Hey guys,

So, I've been working on trying to implement parts of Cinema4D's “MoSpline” into Houdini - if you're not familiar with it, it's a nifty tool that, among other things, provides a very artist-friendly way of creating all sorts of lovely spliney spirally shapes. I'm not a Cinema4D guy at all, so it's hard for me to determine what's going on “under the hood,” but… it's been fun trying to figure out how to recreate a lot of those features in Houdini. And I'll have a bunch more questions about other parts of that in the not-too-distant future.

One of the very neat things about MoSpline is its ability to extend a spline past its endpoints, in either direction; and there are some controls, as I understand them, for the amount of “curve” (how much of the curvature to inherit in the extension), “spiral” (how much of additional spirally behavior should be inherited from the curvature), and “scale” (width-wise) that govern the behavior of the extended portion of the spline.

So, I'm trying to break this apart, and figure out how to best create this kind of control in Houdini. Would love any suggestions or pointers. Specifically, I'm having trouble figuring out how to stably calculate the curvature of the last segment of the spline.

Provided I have a curvy spline with a bunch (say, 100) of resampled segments, with each point oriented properly and consistently (parallel frame transport), I'm able offset, orient, and then use the stitch or join tools to connect another line with G2 continuity. That's cool. And then I can recursively “march” the points on the line through a loop that rotates each point relative to the previous point by a certain angle, as per… one of the examples that ships with Houdini, can't remember which, but it's a good one. Also neat. I get spirally spirals that continue for as many line segments as I have.
(I feel like there must be a way to use CHOPs to achieve a similar effect, possibly without having to use a second curve - I'd love to hear what anyone has to say in this regard, because I really need to work on my CHOPs chops)

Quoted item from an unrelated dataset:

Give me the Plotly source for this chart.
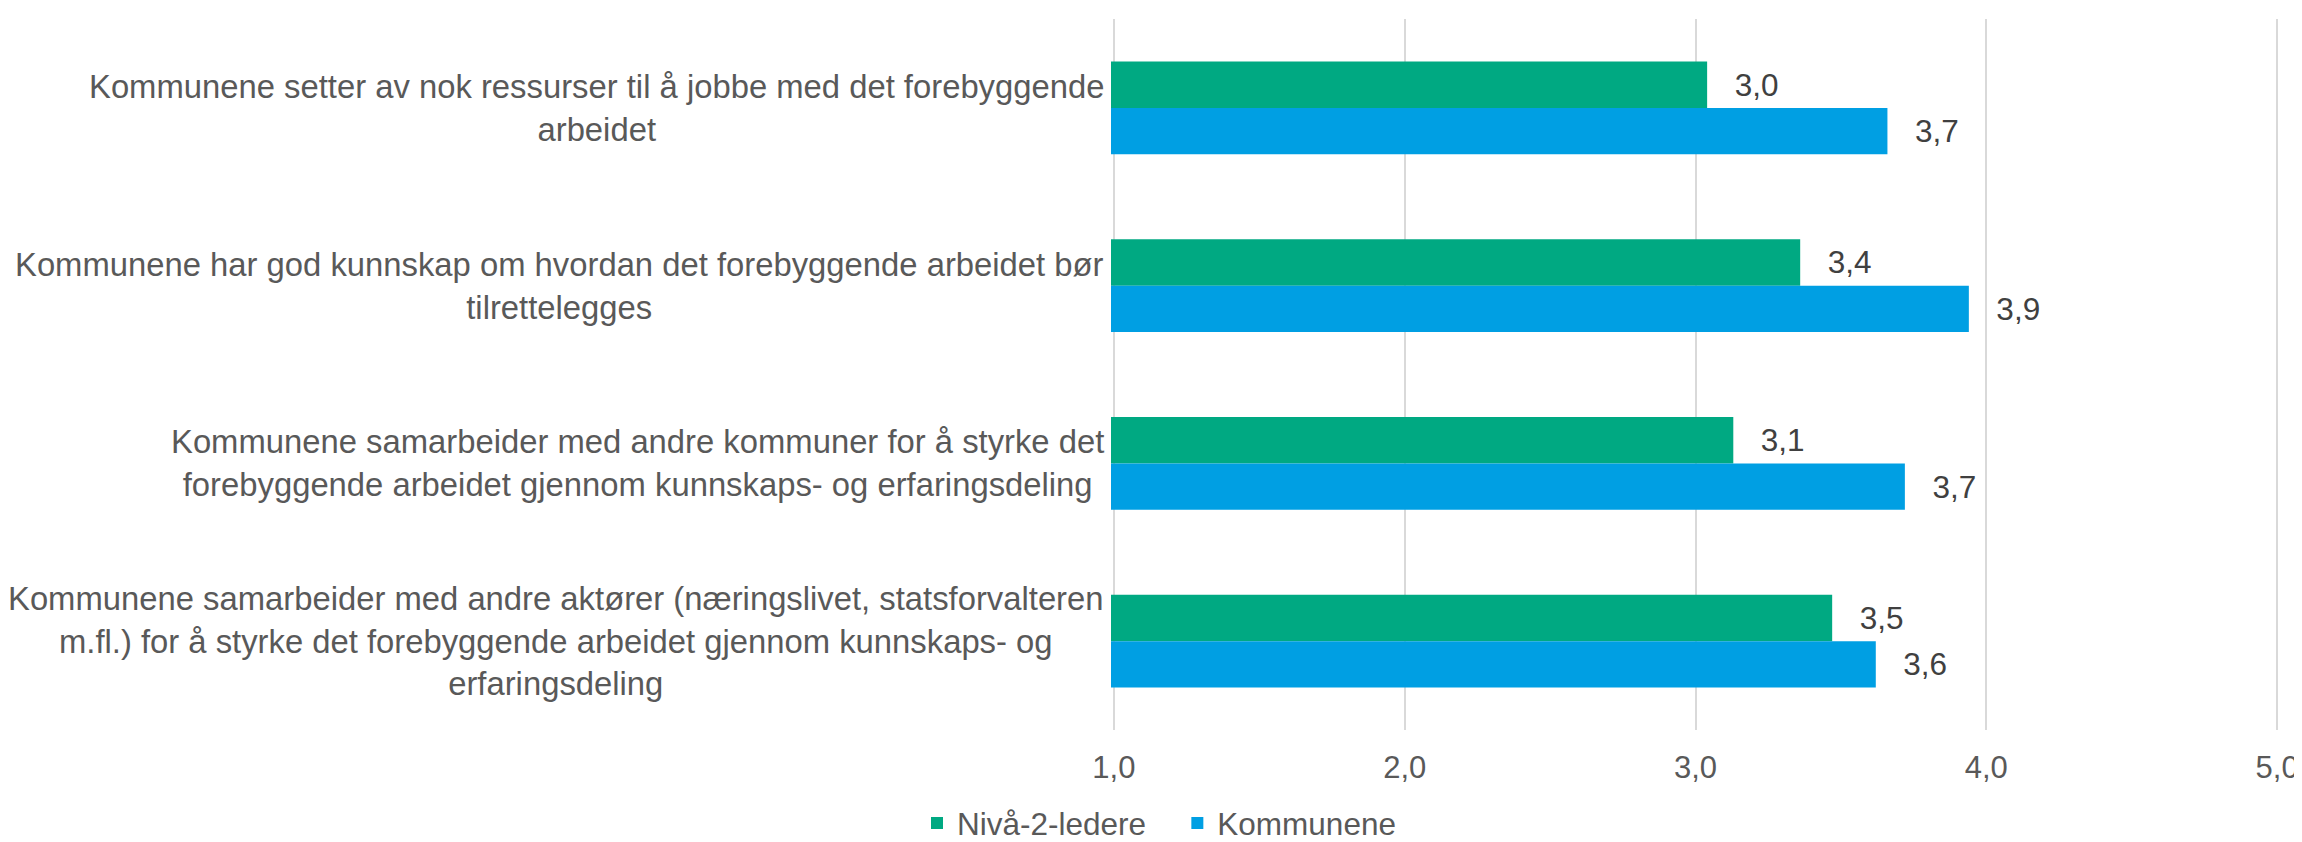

Ideally, I'd like to be able to use the curvature of the last bit of my initial spline to dictate the angle for the extended bit. If I'm understanding, say, b-splines correctly, isn't the curvature of the endpoints intrinsically calculated? Is there a way to access that?

Otherwise, what I've been doing is normalizing the difference between the positions of the next and current points, and the current and previous points, and taking the acos of the dot product those (normalized) vectors. This works fine, for the most part, UNLESS the last two points are in different cartesian coordinate… err, quadrants, I guess you would call them - eg, if the sign of one of the position vector components is different between the two normalized vectors, it throws my whole acos(dot(v1,v2)) thing out of whack. So, is there a better way I could be calculating endpoint curvature?
*edit: i can't seem to recreate my own problem. Anyway, see below.

Thanks!

Decided to be a bit more specific about the curvature thing. There's something off with my algorithm.

Does anyone know how the Measure SOP measures curvature (of curves)? It seems to depend quite heavily on how the normals are oriented; whereas my method is only concerned with the relative position of the points.

Here's some point wrangle code:

vector prev = normalize(@P-point(@OpInput1,“P”,@ptnum-1));
vector next = normalize(point(@OpInput1,“P”,@ptnum+1)-@P);
f@mycurve = 9e99; //inf
if( (@ptnum != Npt-1) && (@ptnum != 0))
@mycurve = degrees( acos( dot( prev,next)));


The interesting thing is, depending on how I calculate normals for the curve (eg, various modes on with a PolyFrame SOP, or a custom Python node to use the Parallel Frame Transport method, or that awesome “Tangent” digital asset from the old asset exchange), the Measure SOP will give me different results, which isn't so surprising. But what is surprising is that my calculations are off by a consistent factor, if all my points lie on the same plane.

If I use a Measure SOP to calculate a “curvature” attribute prior to the above point wrangle, I can calculate the ratio between my algorithm and SESI's:

f@ratio = degrees(@curvature) / @mycurve;

And, depending on the normal orientation, with my current curve, it'll either consistently be a ratio of ~3.125 or ~6.25.

Of course, the story is totally different if my curve spans three dimensions. That ratio changes accordingly as the normal in the Y-direction deviates from 0.

I've attached an example file too. If for some reason, the embedded digital assets don't work, you can just set the “switch_normals_calc” sop to 0, and it'll use a plain old facet and a polyframe to calculate normals.


Short version: How does the Measure SOP calculate curvature of curves? What am I doing differently?

Okay this is a super old post but I have to say thanks for putting it up here!
I just spent way too long trying to get the measure sop to work for me and your simple wrangle did the job perfectly!



Thanks!
Pete

7 years after the original, this came in handy for me too. Quick note had to fix the “” marks in the point wrangle (just delete and retype) and had to change Npt to @Npt. (houdini 15.5) Thanks!